-- Available records start --

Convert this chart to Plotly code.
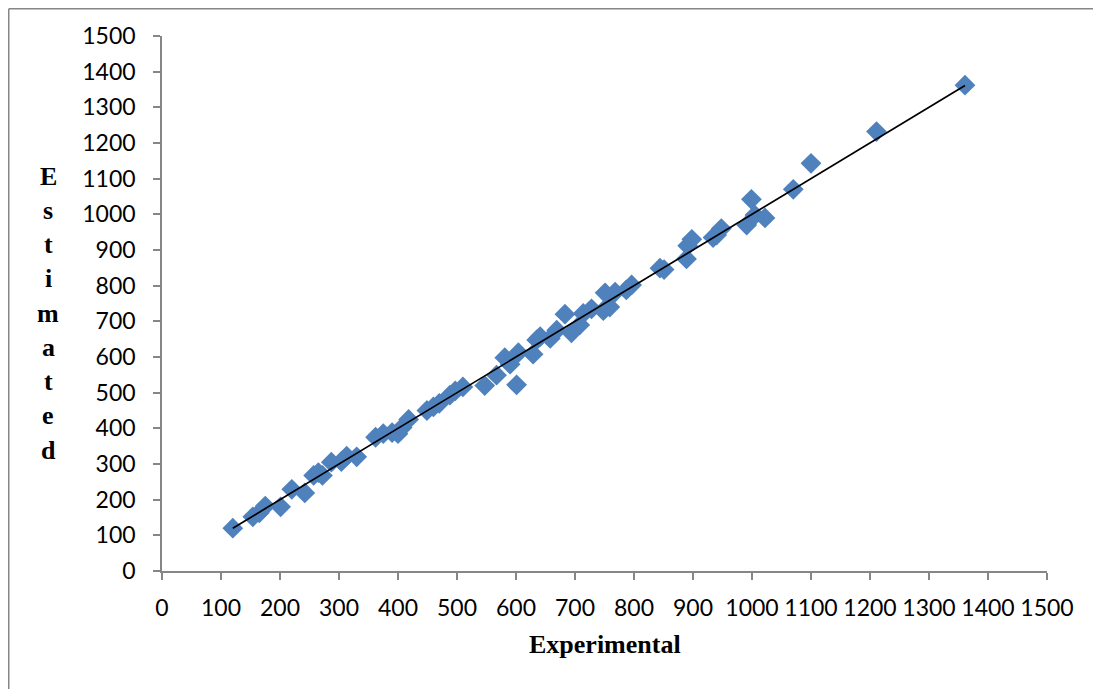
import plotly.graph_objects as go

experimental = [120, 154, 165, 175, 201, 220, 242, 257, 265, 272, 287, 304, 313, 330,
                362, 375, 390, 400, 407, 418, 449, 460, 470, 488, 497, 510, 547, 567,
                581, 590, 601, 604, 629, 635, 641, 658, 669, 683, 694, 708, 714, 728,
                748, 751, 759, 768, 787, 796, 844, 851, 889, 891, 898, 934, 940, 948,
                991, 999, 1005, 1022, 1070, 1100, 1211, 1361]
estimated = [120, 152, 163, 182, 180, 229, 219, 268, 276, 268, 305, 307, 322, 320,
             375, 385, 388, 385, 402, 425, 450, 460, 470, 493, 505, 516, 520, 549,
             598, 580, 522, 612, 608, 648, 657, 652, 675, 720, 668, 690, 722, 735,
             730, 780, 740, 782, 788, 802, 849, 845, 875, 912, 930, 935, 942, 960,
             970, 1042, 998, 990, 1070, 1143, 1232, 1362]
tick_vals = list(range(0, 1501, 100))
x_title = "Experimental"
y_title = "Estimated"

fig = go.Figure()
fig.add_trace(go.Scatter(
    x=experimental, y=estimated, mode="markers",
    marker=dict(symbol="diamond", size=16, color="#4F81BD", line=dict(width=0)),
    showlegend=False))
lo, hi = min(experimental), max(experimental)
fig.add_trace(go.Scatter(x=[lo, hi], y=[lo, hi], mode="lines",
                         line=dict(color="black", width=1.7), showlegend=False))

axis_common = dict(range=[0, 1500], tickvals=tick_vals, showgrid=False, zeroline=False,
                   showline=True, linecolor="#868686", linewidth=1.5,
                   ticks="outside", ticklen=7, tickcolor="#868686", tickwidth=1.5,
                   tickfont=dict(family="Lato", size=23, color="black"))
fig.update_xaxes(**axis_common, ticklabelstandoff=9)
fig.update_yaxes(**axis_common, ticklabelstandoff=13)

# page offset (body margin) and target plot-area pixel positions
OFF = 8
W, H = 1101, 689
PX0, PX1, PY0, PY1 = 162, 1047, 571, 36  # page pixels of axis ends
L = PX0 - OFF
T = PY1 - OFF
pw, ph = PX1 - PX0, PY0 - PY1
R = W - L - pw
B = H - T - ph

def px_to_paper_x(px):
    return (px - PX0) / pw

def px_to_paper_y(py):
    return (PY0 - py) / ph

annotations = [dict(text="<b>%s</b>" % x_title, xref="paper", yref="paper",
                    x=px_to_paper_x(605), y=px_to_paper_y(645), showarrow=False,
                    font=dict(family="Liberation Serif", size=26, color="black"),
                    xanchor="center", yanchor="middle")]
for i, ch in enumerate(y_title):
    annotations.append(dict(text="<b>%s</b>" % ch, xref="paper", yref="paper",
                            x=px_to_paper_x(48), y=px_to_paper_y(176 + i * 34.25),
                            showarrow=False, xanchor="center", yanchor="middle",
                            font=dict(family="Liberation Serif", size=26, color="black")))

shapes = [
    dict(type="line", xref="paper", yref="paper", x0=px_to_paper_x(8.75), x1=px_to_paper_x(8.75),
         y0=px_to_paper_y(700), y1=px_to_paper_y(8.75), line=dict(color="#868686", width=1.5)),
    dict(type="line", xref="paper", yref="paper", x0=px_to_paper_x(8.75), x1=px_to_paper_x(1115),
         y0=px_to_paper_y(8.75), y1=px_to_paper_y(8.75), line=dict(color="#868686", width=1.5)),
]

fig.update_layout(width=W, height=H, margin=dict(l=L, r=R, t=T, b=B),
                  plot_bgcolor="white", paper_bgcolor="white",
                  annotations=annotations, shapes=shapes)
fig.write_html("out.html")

-- Available records end --
-- Available records start --

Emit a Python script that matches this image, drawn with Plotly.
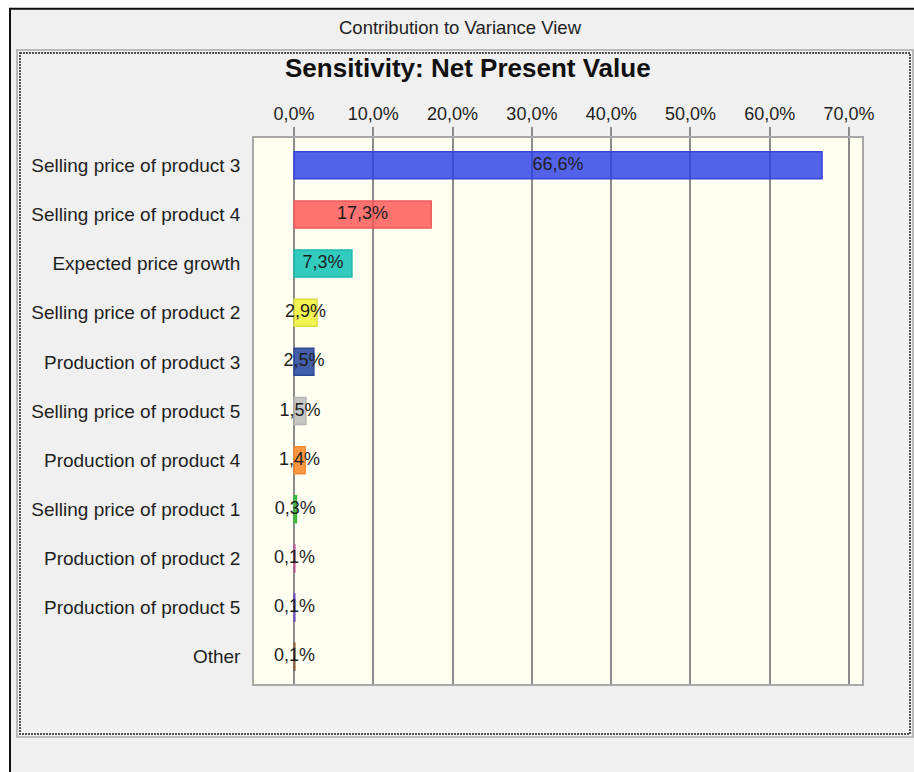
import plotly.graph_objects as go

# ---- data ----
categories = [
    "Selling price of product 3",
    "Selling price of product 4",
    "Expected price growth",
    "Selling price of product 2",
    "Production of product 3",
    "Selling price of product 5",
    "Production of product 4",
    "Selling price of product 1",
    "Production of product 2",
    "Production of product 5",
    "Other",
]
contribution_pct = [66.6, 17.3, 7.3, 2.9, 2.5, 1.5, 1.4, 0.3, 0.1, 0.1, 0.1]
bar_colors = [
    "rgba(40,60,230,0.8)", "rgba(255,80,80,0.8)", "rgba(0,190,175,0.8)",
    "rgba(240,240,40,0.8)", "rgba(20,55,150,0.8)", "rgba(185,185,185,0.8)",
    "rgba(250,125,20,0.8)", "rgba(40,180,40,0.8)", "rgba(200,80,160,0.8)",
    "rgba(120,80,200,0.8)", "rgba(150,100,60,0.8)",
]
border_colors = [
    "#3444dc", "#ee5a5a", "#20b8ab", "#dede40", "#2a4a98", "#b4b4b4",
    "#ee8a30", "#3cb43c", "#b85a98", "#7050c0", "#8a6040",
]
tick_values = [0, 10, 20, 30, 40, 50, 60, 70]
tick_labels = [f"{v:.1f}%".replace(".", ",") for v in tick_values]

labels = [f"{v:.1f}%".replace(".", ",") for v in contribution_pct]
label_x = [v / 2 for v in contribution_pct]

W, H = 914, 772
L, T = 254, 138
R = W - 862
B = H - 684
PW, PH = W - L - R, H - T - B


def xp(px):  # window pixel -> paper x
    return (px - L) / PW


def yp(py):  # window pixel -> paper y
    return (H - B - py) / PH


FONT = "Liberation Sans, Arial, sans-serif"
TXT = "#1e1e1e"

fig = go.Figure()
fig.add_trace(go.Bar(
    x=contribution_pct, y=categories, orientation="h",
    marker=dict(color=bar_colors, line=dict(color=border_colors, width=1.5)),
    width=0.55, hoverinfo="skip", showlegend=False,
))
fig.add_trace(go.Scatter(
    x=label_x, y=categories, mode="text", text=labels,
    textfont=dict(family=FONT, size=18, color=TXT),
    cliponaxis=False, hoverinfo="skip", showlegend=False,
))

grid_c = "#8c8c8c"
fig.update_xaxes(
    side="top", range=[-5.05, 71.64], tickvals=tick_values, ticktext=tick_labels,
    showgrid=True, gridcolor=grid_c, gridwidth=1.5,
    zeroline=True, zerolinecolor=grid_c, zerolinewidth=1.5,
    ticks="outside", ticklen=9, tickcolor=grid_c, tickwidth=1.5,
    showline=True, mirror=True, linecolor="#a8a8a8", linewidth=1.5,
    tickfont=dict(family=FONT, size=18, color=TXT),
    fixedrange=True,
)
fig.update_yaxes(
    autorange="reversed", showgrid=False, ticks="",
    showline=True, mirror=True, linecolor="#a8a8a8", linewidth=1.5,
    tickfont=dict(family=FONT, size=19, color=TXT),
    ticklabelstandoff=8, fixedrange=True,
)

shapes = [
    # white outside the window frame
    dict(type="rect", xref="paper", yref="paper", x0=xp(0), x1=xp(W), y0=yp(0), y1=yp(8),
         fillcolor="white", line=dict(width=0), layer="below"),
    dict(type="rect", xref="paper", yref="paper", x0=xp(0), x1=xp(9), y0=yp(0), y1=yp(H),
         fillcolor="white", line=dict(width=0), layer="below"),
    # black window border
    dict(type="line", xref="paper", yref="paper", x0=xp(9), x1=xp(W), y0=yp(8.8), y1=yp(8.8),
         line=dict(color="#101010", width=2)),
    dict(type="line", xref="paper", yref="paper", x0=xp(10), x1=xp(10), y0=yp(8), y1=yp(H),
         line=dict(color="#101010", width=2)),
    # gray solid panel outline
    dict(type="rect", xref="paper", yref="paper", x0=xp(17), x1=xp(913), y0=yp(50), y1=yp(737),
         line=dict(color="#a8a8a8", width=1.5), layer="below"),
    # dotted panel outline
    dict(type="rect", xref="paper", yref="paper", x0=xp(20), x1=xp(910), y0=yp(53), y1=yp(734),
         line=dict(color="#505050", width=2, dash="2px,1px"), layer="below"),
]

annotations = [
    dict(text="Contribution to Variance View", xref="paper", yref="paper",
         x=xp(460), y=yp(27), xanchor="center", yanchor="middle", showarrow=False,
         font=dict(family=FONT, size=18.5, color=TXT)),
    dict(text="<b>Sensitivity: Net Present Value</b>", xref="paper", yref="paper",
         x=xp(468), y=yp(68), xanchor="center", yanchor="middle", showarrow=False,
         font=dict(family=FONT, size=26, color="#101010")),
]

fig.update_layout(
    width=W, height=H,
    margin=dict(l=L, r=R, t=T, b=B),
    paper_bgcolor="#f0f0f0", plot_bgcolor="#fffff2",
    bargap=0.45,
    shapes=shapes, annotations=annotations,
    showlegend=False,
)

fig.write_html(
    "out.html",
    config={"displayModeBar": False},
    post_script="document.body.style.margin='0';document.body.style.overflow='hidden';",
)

-- Available records end --

§ Your task: Above are the records. Copy word for word only their lines from the one holding "Convert this chart to Plotly code." through the one holding "return (PY0 - py) / ph", both included, and skip the images.

§ Task response:
Convert this chart to Plotly code.
import plotly.graph_objects as go

experimental = [120, 154, 165, 175, 201, 220, 242, 257, 265, 272, 287, 304, 313, 330,
                362, 375, 390, 400, 407, 418, 449, 460, 470, 488, 497, 510, 547, 567,
                581, 590, 601, 604, 629, 635, 641, 658, 669, 683, 694, 708, 714, 728,
                748, 751, 759, 768, 787, 796, 844, 851, 889, 891, 898, 934, 940, 948,
                991, 999, 1005, 1022, 1070, 1100, 1211, 1361]
estimated = [120, 152, 163, 182, 180, 229, 219, 268, 276, 268, 305, 307, 322, 320,
             375, 385, 388, 385, 402, 425, 450, 460, 470, 493, 505, 516, 520, 549,
             598, 580, 522, 612, 608, 648, 657, 652, 675, 720, 668, 690, 722, 735,
             730, 780, 740, 782, 788, 802, 849, 845, 875, 912, 930, 935, 942, 960,
             970, 1042, 998, 990, 1070, 1143, 1232, 1362]
tick_vals = list(range(0, 1501, 100))
x_title = "Experimental"
y_title = "Estimated"

fig = go.Figure()
fig.add_trace(go.Scatter(
    x=experimental, y=estimated, mode="markers",
    marker=dict(symbol="diamond", size=16, color="#4F81BD", line=dict(width=0)),
    showlegend=False))
lo, hi = min(experimental), max(experimental)
fig.add_trace(go.Scatter(x=[lo, hi], y=[lo, hi], mode="lines",
                         line=dict(color="black", width=1.7), showlegend=False))

axis_common = dict(range=[0, 1500], tickvals=tick_vals, showgrid=False, zeroline=False,
                   showline=True, linecolor="#868686", linewidth=1.5,
                   ticks="outside", ticklen=7, tickcolor="#868686", tickwidth=1.5,
                   tickfont=dict(family="Lato", size=23, color="black"))
fig.update_xaxes(**axis_common, ticklabelstandoff=9)
fig.update_yaxes(**axis_common, ticklabelstandoff=13)

# page offset (body margin) and target plot-area pixel positions
OFF = 8
W, H = 1101, 689
PX0, PX1, PY0, PY1 = 162, 1047, 571, 36  # page pixels of axis ends
L = PX0 - OFF
T = PY1 - OFF
pw, ph = PX1 - PX0, PY0 - PY1
R = W - L - pw
B = H - T - ph

def px_to_paper_x(px):
    return (px - PX0) / pw

def px_to_paper_y(py):
    return (PY0 - py) / ph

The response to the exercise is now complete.